Key Points
- UN Secretary-General Guterres calls for a 30 per cent cut in fossil fuel production by 2030 to avert “climate hell.”
- The past 12 months were the warmest on record, with a global temperature 1.63 degrees Celsius above pre-industrial levels.
- There’s an 80 per cent chance that at least one of the next five years will exceed the 1.5 Celsius warming threshold.
Each of the past 12 months ranked as the warmest on record in year-on-year comparisons, the EU’s climate change monitoring service said on Wednesday, as UN Secretary-General António Guterres called for urgent action to avert “climate hell”.
The average global temperature for the 12-month period to the end of May was 1.63 degrees Celsius above the pre-industrial average — making it the warmest such period since record-keeping began in 1940, the Copernicus Climate Change Service said.
However, this 12-month average does not mean that the world has surpassed the 1.5 Celsius yet, which describes a temperature average over decades beyond which scientists warn of more extreme and irreversible impacts.
In a separate report, the UN’s World Meteorological Organization (WMO) said there is now an 80 per cent chance that at least one of the next five years will mark the first calendar year with an average temperature that temporarily exceeds 1.5 Celsius above pre-industrial levels — up from a 66 per cent chance last year.
Speaking about the findings, UN Secretary-General António Guterres emphasised how quickly the world was heading in the wrong direction and away from stabilising its climate system.
“In 2015, the chance of such a breach was near zero,” Guterres said in a speech marking World Environment Day.
With time running out to reverse course, Guterres urged a 30 per cent cut in global fossil fuel production and use by 2030.
“We need an exit ramp off the highway to climate hell,” he said, adding: “The battle for 1.5 degrees will be won or lost in the 2020s.”
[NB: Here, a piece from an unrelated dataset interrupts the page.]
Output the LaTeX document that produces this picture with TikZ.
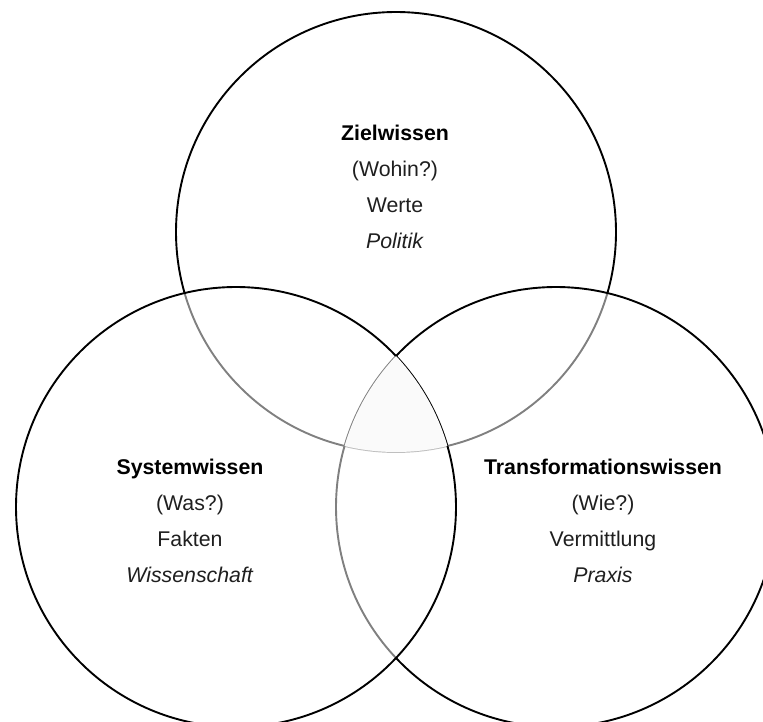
\documentclass[tikz,border=0pt]{standalone}
\usepackage{fontspec}
\setmainfont{Liberation Sans}
\begin{document}
\begin{tikzpicture}[x=1pt,y=-1pt,
  ring/.style={circle, draw=black, line width=1.9pt, fill=white,
    fill opacity=0.5, draw opacity=1, minimum size=440pt, inner sep=0pt},
  txt/.style={align=center, text=black!88, inner sep=0pt,
    font=\fontsize{21.3}{35.8}\selectfont}]
\useasboundingbox (0,0) rectangle (763,722);
\clip (0,0) rectangle (763,722);
% the three knowledge circles, later ones veil the earlier outlines
\node[ring] (ziel)  at (396,232) {};
\node[ring] (trans) at (556,507) {};
\node[ring] (sys)   at (236,507) {};
% faint tint where all three overlap
\begin{scope}
  \clip (ziel.center) circle[radius=220pt];
  \clip (trans.center) circle[radius=220pt];
  \fill[black!2] (sys.center) circle[radius=220pt];
\end{scope}
% texts
\node[txt] (zieltext) at (395,187)
  {\textbf{\color{black}Zielwissen}\\(Wohin?)\\Werte\\\textit{Politik}};
\node[txt] (systext) at (190,521)
  {\textbf{\color{black}Systemwissen}\\(Was?)\\Fakten\\\textit{Wissenschaft}};
\node[txt] (transtext) at (603,521)
  {\textbf{\color{black}Transformationswissen}\\(Wie?)\\Vermittlung\\\textit{Praxis}};
\end{tikzpicture}
\end{document}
United Nations Secretary-General Antonio Guterres delivers a special address on climate action at the American Museum of Natural History on World Environment Day in New York, United States on 5 June. Source: Getty / Fatih Aktas
‘Way off track’
Carbon dioxide emissions from burning fossil fuels — which is the main cause of climate change — hit a record high last year despite global agreements designed to curb their release and a rapid expansion in renewable energy.
Coal, oil and gas still provide more than three quarters of the world’s energy, with global oil demand remaining strong.
The latest climate data show that the world is “way off track” from its goal of limiting warming to 1.5 Celsius — the key target of the world’s 2015 Paris Accord, WMO Deputy Secretary-General Ko Barrett said.
“We must urgently do more to cut greenhouse gas emissions, or we will pay an increasingly heavy price in terms of trillions of dollars in economic costs, millions of lives affected by more extreme weather, and extensive damage to the environment and biodiversity,” Barrett said.
Barrett described the cooling effect of La Nina weather conditions, which are expected to take hold later this year, as “a mere blip in the upward curve” in the heat felt across the globe.
“We all need to know that we need to reverse this curve and we need to do it urgently,” she said.
While last year registered as the warmest calendar year on record at 1.45 Celsius above pre-industrial temperatures, at least one of the next five years is likely to be even warmer than 2023, the WMO data show.
Scientists at Copernicus said there were some surprising developments — such as the steep loss of Antarctic sea ice in recent months — but that the overall climate data were in line with projections of how rising greenhouse gas emissions would heat the planet.
“We have not seen anything like this in the last several thousand years,” said Copernicus Director Carlo Buontempo.
Guterres took aim at fossil fuel companies.
“The Godfathers of climate chaos — the fossil fuel industry — rake in record profits and feast off trillions in taxpayer-funded subsidies,” he said.
Drawing a comparison with many governments’ restrictions on advertising for harmful substances like tobacco, he said, “I urge every country to ban advertising from fossil fuel companies, and I urge news media and tech companies to stop taking fossil fuel advertising.”